Author: Swapan Dasgupta
Publication: The Pioneer
Date: Sept. 2, 2007
As the Middle Kingdom celebrates a remarkable
foreign policy triumph achieved entirely by leveraging its hold on India's
internal affairs, we should be asking one fundamental question: Who governs
India? Prime Minister Manmohan Singh or CPI(M) General Secretary Prakash Karat?

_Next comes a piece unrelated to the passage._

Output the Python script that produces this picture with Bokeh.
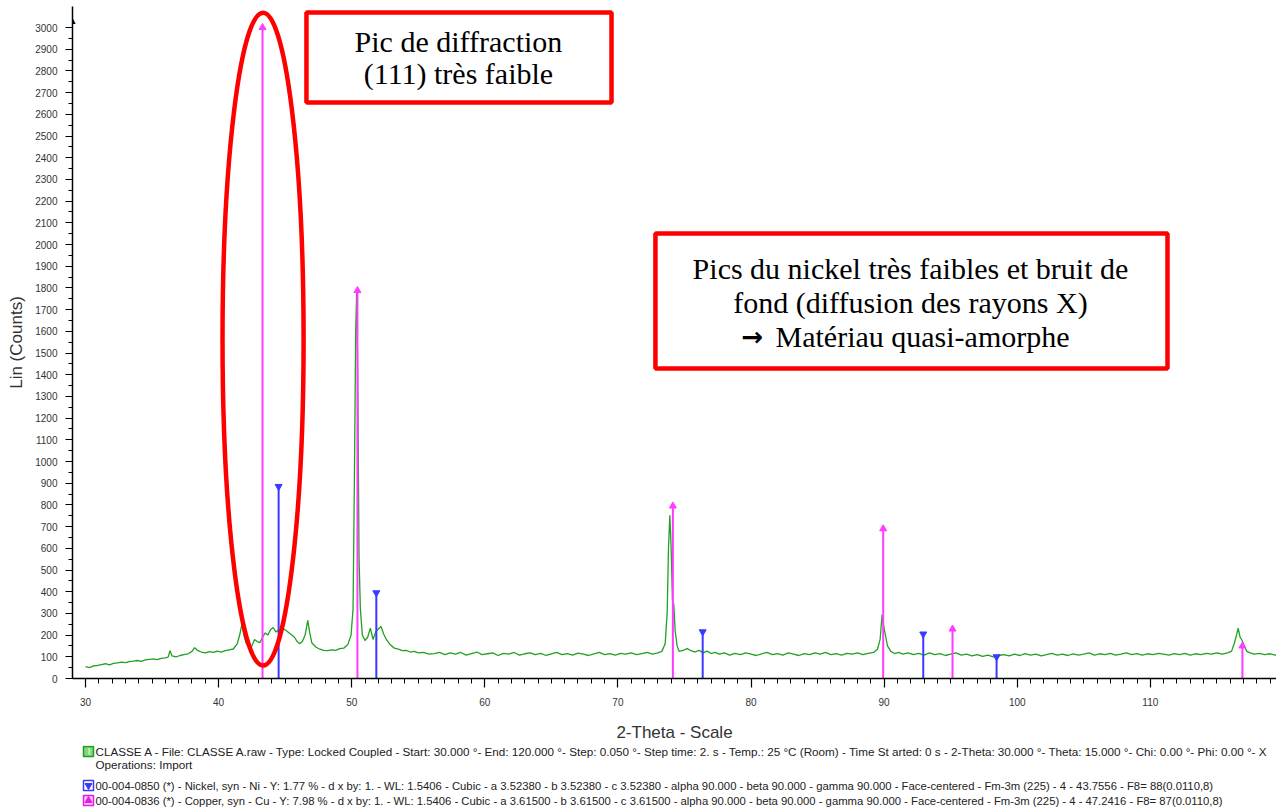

It's always hazardous to prophesise the course
of Indian politics but the exultant body language of Messrs Karat, Yechuri
and Bardhan last Thursday suggested that the Communists knew they had won
their most famous victory since Non-Alignment mortgaged Indian foreign policy
to the Soviet Union.
The scale of the Communist victory should
not be minimised. First, regardless of all the brave talk of international
diplomacy resuming in November, it is safe to surmise that time-servers in
the Congress don't want the shadow of a snap poll looming over the UPA Government
for the remainder of its tenure. They will ensure that the nuclear issue is
not resurrected as long as the Communist threat persists. As far as they are
concerned, the grandstanding is not worth jeopardising the remaining months
in power at the Centre.
The Prime Minister's spin doctors have argued
that a temporary postponement does not materially affect the negotiations
at IAEA and with the NSG, but this is an optimism aimed purely at salvaging
the week's headlines. Manmohan's pathetic isolation within his own party will
become obvious regardless of Congress' acknowledgment of the merits of the
nuke deal.
Second, the Congress will be naïve in
believing that appeasement of the Left has secured peace and that subsequently
good-cop Yechury will prevail over bad-cop Karat. Adept at boxing above its
class, the August crisis has demonstrated to the Communists that it is possible
to win the ideological game without spilling blood. It is now certain that
the Left will now enlarge the battlelines to other spheres, viz economics,
education and social policy. Incredible India should be ready to confront
its most serious internal challenge.
Third, in taking on the threat of the Prime
Minister to withdraw and be damned, the Left has shown that it is the more
resolute player. Manmohan has not merely blinked, he has been forced to eat
humble pie. Already regarded as weak, his belated attempt to come across as
a decisive leader has come a cropper. Since failure is never a collective
responsibility, the Prime Minister has cleared many obstacles in the path
of his exit route. He looks set to go down in history as the leader who walked
on snow and left no footprints.
Finally, the Left has not merely won a famous
battle against "US imperialism", it has taken a giant leap towards
shedding a baggage that it has been forced to carry for decades: The taint
of being at odds with Indian nationalism and nationhood. This is a charge
that has dogged the Communist parties right from their inception. Exorcising
the movement of charges of extra-territoriality is, under the circumstances,
a stupendous gain.
Curiously, the CPI(M) didn't have to lift
a little finger to show that it is leading the charge to uphold Indian sovereignty
against foreign encroachments. Its work was done by those who nominally sit
in the Opposition benches in Parliament. The BJP's impression of reaffirming
a me-too Leftism -- driven, it would seem, by the need to proclaim the infallibility
of its spokesmen -- has unwittingly served as the most glowing testimonial
to Communist nationalism.
The debate over the Indo-US nuclear agreement
is not going to dominate the political discourse at the grassroots either
now or in the future. The next General Election, whenever it is held, will
be fought on bread and butter issues. However, the long-term effects of a
thwarted agreement will haunt India. Future historians may come to view August
2007 as the moment the political class stalled India's leap into the big league.
We may still get there but who will compensate for the lost time?
Still, magnanimity demands we shouldn't begrudge
the victory celebrations in our eastern and western neighbourhood. They have
shown that containing India is a remarkably low-cost option.